Accepted: Backed, available, and undisputed

dot

digraph {
	subgraph cluster_vg {
		label=<
			Parachain Validators
			

			(subset of all)
		>
		labeljust=l
		style=filled
		color=lightgrey
		node [style=filled color=white]

		v1 [label="Validator 1"]
		v2 [label="Validator 2"]
		v3 [label="Validator 3"]

		b [label="(3) Backable", shape=box]

		v1 -> v2 [label="(2) Seconded"]
		v1 -> v3 [label="(2) Seconded"]

		v2 -> b [style=dashed arrowhead=none]
		v3 -> b [style=dashed arrowhead=none]
		v1 -> b [style=dashed arrowhead=none]
	}

	v4 [label=<
		<b>Validator 4</b> (relay chain)
		

		<font point-size="10">
			(selected by BABE)
		</font>
	>]

	col [label="Collator"]
	pa [label="(5) Relay Block (Pending Availability)", shape=box]
	pb [label="Parablock", shape=box]
	rc [label="Relay Chain Validators"]

	subgraph cluster_approval {
		label=<
			Secondary Checkers
			

			(subset of all)
		>
		labeljust=l
		style=filled
		color=lightgrey
		node [style=filled color=white]

		a5 [label="Validator 5"]
		a6 [label="Validator 6"]
		a7 [label="Validator 7"]
	}

	b -> v4 [label="(4) Backed"]
	col -> v1 [label="(1) Candidate"]
	v4 -> pa
	pa -> pb [label="(6) a few blocks later..." arrowhead=none]
	pb -> a5
	pb -> a6
	pb -> a7

	a5 -> rc [label="(7) Approved"]
	a6 -> rc [label="(7) Approved"]
	a7 -> rc [label="(7) Approved"]
}

The diagram above shows the happy path of a block from (1) Candidate to the (7) Approved state.
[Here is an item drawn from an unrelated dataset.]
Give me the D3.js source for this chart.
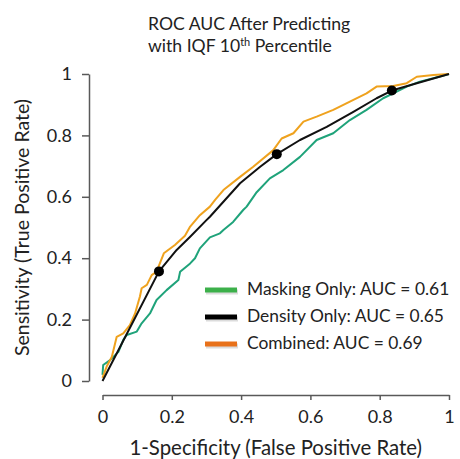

It is also important to take note of the fact that the relay-chain is extended by BABE, which is a forkful algorithm. That means that different block authors can be chosen at the same time, and may not be building on the same block parent. Furthermore, the set of validators is not fixed, nor is the set of parachains. And even with the same set of validators and parachains, the validators' assignments to parachains is flexible. This means that the architecture proposed in the next chapters must deal with the variability and multiplicity of the network state.

dot

digraph {
	rca [label="Relay Block A" shape=box]
	rcb [label="Relay Block B" shape=box]
	rcc [label="Relay Block C" shape=box]

	vg1 [label=<
		<b>Validator Group 1</b>
		

		

		<font point-size="10">
			(Validator 4)
			

			(Validator 1) (Validator 2)
			

			(Validator 5)
		</font>
	>]
	vg2 [label=<
		<b>Validator Group 2</b>
		

		

		<font point-size="10">
			(Validator 7)
			

			(Validator 3) (Validator 6)
		</font>
	>]

	rcb -> rca
	rcc -> rcb

	vg1 -> rcc [label="Building on C" style=dashed arrowhead=none]
	vg2 -> rcb [label="Building on B" style=dashed arrowhead=none]
}

In this example, group 1 has received block C while the others have not due to network asynchrony. Now, a validator from group 2 may be able to build another block on top of B, called C'. Assume that afterwards, some validators become aware of both C and C', while others remain only aware of one.

dot

digraph {
	rca [label="Relay Block A" shape=box]
	rcb [label="Relay Block B" shape=box]
	rcc [label="Relay Block C" shape=box]
	rcc_prime [label="Relay Block C'" shape=box]

	vg1 [label=<
		<b>Validator Group 1</b>
		

		

		<font point-size="10">
			(Validator 4) (Validator 1)
		</font>
	>]
	vg2 [label=<
		<b>Validator Group 2</b>
		

		

		<font point-size="10">
			(Validator 7) (Validator 6)
		</font>
	>]
	vg3 [label=<
		<b>Validator Group 3</b>
		

		

		<font point-size="10">
			(Validator 2) (Validator 3)
			

			(Validator 5)
		</font>
	>]

	rcb -> rca
	rcc -> rcb
	rcc_prime -> rcb

	vg1 -> rcc       [style=dashed arrowhead=none]
	vg2 -> rcc_prime [style=dashed arrowhead=none]
	vg3 -> rcc_prime [style=dashed arrowhead=none]
	vg3 -> rcc       [style=dashed arrowhead=none]
}

Those validators that are aware of many competing heads must be aware of the work happening on each one. They may contribute to some or a full extent on both. It is possible that due to network asynchrony two forks may grow in parallel for some time, although in the absence of an adversarial network this is unlikely in the case where there are validators who are aware of both chain heads.